**REQUIRED WORK:** Write out the entire listing below exactly, with the pictures left out.
--- begin RECORDED INFORMATION ---
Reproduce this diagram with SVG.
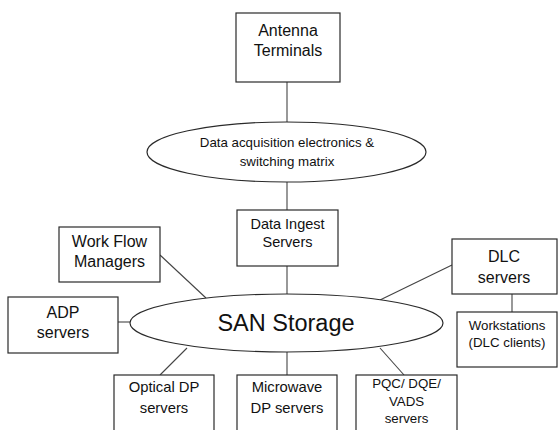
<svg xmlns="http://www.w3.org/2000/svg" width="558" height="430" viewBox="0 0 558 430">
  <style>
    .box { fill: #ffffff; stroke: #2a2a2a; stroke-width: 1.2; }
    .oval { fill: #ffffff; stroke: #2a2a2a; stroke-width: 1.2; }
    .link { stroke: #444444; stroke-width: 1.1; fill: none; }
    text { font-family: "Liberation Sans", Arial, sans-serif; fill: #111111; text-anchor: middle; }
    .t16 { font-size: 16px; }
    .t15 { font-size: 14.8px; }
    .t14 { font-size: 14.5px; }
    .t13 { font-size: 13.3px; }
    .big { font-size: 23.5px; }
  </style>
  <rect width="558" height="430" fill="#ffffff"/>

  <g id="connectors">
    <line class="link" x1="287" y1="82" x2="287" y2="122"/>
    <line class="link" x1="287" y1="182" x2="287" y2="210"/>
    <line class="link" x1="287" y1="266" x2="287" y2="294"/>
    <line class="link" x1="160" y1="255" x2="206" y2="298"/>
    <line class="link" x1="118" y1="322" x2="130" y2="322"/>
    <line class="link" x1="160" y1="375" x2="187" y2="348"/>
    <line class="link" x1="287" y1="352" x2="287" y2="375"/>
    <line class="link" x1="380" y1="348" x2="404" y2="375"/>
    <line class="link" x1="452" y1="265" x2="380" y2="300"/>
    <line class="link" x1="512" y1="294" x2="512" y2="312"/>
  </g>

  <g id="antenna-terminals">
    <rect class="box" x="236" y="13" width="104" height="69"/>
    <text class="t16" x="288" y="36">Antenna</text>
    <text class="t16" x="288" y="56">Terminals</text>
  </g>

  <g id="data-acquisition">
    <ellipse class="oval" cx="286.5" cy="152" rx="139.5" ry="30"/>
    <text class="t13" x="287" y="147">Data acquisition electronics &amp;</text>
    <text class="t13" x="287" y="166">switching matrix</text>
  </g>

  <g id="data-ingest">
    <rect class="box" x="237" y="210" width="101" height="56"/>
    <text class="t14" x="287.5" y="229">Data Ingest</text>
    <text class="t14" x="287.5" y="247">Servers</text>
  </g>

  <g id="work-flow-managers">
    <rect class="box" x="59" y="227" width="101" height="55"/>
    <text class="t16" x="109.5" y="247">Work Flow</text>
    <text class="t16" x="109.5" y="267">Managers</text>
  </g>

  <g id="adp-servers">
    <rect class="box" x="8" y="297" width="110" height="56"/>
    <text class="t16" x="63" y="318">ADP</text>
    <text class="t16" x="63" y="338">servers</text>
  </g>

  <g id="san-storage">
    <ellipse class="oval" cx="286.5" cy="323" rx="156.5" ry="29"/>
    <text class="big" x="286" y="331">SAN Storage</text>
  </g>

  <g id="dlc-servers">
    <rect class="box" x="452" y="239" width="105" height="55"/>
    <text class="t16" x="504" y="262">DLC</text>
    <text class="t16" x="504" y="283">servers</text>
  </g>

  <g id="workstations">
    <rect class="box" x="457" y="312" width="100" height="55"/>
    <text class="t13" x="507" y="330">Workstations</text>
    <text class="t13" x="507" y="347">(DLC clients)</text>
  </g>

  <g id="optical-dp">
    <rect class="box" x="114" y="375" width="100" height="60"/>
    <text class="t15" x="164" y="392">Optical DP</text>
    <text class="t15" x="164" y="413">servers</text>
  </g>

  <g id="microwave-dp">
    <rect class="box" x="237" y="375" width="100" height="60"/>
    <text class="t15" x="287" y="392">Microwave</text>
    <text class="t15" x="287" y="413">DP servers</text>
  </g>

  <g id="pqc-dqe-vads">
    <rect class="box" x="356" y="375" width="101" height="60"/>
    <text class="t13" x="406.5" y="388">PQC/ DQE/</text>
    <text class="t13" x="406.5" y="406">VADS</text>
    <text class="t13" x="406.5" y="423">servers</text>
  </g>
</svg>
--- end RECORDED INFORMATION ---
**TASK RESULT:**
Reproduce this diagram with SVG.
<svg xmlns="http://www.w3.org/2000/svg" width="558" height="430" viewBox="0 0 558 430">
  <style>
    .box { fill: #ffffff; stroke: #2a2a2a; stroke-width: 1.2; }
    .oval { fill: #ffffff; stroke: #2a2a2a; stroke-width: 1.2; }
    .link { stroke: #444444; stroke-width: 1.1; fill: none; }
    text { font-family: "Liberation Sans", Arial, sans-serif; fill: #111111; text-anchor: middle; }
    .t16 { font-size: 16px; }
    .t15 { font-size: 14.8px; }
    .t14 { font-size: 14.5px; }
    .t13 { font-size: 13.3px; }
    .big { font-size: 23.5px; }
  </style>
  <rect width="558" height="430" fill="#ffffff"/>

  <g id="connectors">
    <line class="link" x1="287" y1="82" x2="287" y2="122"/>
    <line class="link" x1="287" y1="182" x2="287" y2="210"/>
    <line class="link" x1="287" y1="266" x2="287" y2="294"/>
    <line class="link" x1="160" y1="255" x2="206" y2="298"/>
    <line class="link" x1="118" y1="322" x2="130" y2="322"/>
    <line class="link" x1="160" y1="375" x2="187" y2="348"/>
    <line class="link" x1="287" y1="352" x2="287" y2="375"/>
    <line class="link" x1="380" y1="348" x2="404" y2="375"/>
    <line class="link" x1="452" y1="265" x2="380" y2="300"/>
    <line class="link" x1="512" y1="294" x2="512" y2="312"/>
  </g>

  <g id="antenna-terminals">
    <rect class="box" x="236" y="13" width="104" height="69"/>
    <text class="t16" x="288" y="36">Antenna</text>
    <text class="t16" x="288" y="56">Terminals</text>
  </g>

  <g id="data-acquisition">
    <ellipse class="oval" cx="286.5" cy="152" rx="139.5" ry="30"/>
    <text class="t13" x="287" y="147">Data acquisition electronics &amp;</text>
    <text class="t13" x="287" y="166">switching matrix</text>
  </g>

  <g id="data-ingest">
    <rect class="box" x="237" y="210" width="101" height="56"/>
    <text class="t14" x="287.5" y="229">Data Ingest</text>
    <text class="t14" x="287.5" y="247">Servers</text>
  </g>

  <g id="work-flow-managers">
    <rect class="box" x="59" y="227" width="101" height="55"/>
    <text class="t16" x="109.5" y="247">Work Flow</text>
    <text class="t16" x="109.5" y="267">Managers</text>
  </g>

  <g id="adp-servers">
    <rect class="box" x="8" y="297" width="110" height="56"/>
    <text class="t16" x="63" y="318">ADP</text>
    <text class="t16" x="63" y="338">servers</text>
  </g>

  <g id="san-storage">
    <ellipse class="oval" cx="286.5" cy="323" rx="156.5" ry="29"/>
    <text class="big" x="286" y="331">SAN Storage</text>
  </g>

  <g id="dlc-servers">
    <rect class="box" x="452" y="239" width="105" height="55"/>
    <text class="t16" x="504" y="262">DLC</text>
    <text class="t16" x="504" y="283">servers</text>
  </g>

  <g id="workstations">
    <rect class="box" x="457" y="312" width="100" height="55"/>
    <text class="t13" x="507" y="330">Workstations</text>
    <text class="t13" x="507" y="347">(DLC clients)</text>
  </g>

  <g id="optical-dp">
    <rect class="box" x="114" y="375" width="100" height="60"/>
    <text class="t15" x="164" y="392">Optical DP</text>
    <text class="t15" x="164" y="413">servers</text>
  </g>

  <g id="microwave-dp">
    <rect class="box" x="237" y="375" width="100" height="60"/>
    <text class="t15" x="287" y="392">Microwave</text>
    <text class="t15" x="287" y="413">DP servers</text>
  </g>

  <g id="pqc-dqe-vads">
    <rect class="box" x="356" y="375" width="101" height="60"/>
    <text class="t13" x="406.5" y="388">PQC/ DQE/</text>
    <text class="t13" x="406.5" y="406">VADS</text>
    <text class="t13" x="406.5" y="423">servers</text>
  </g>
</svg>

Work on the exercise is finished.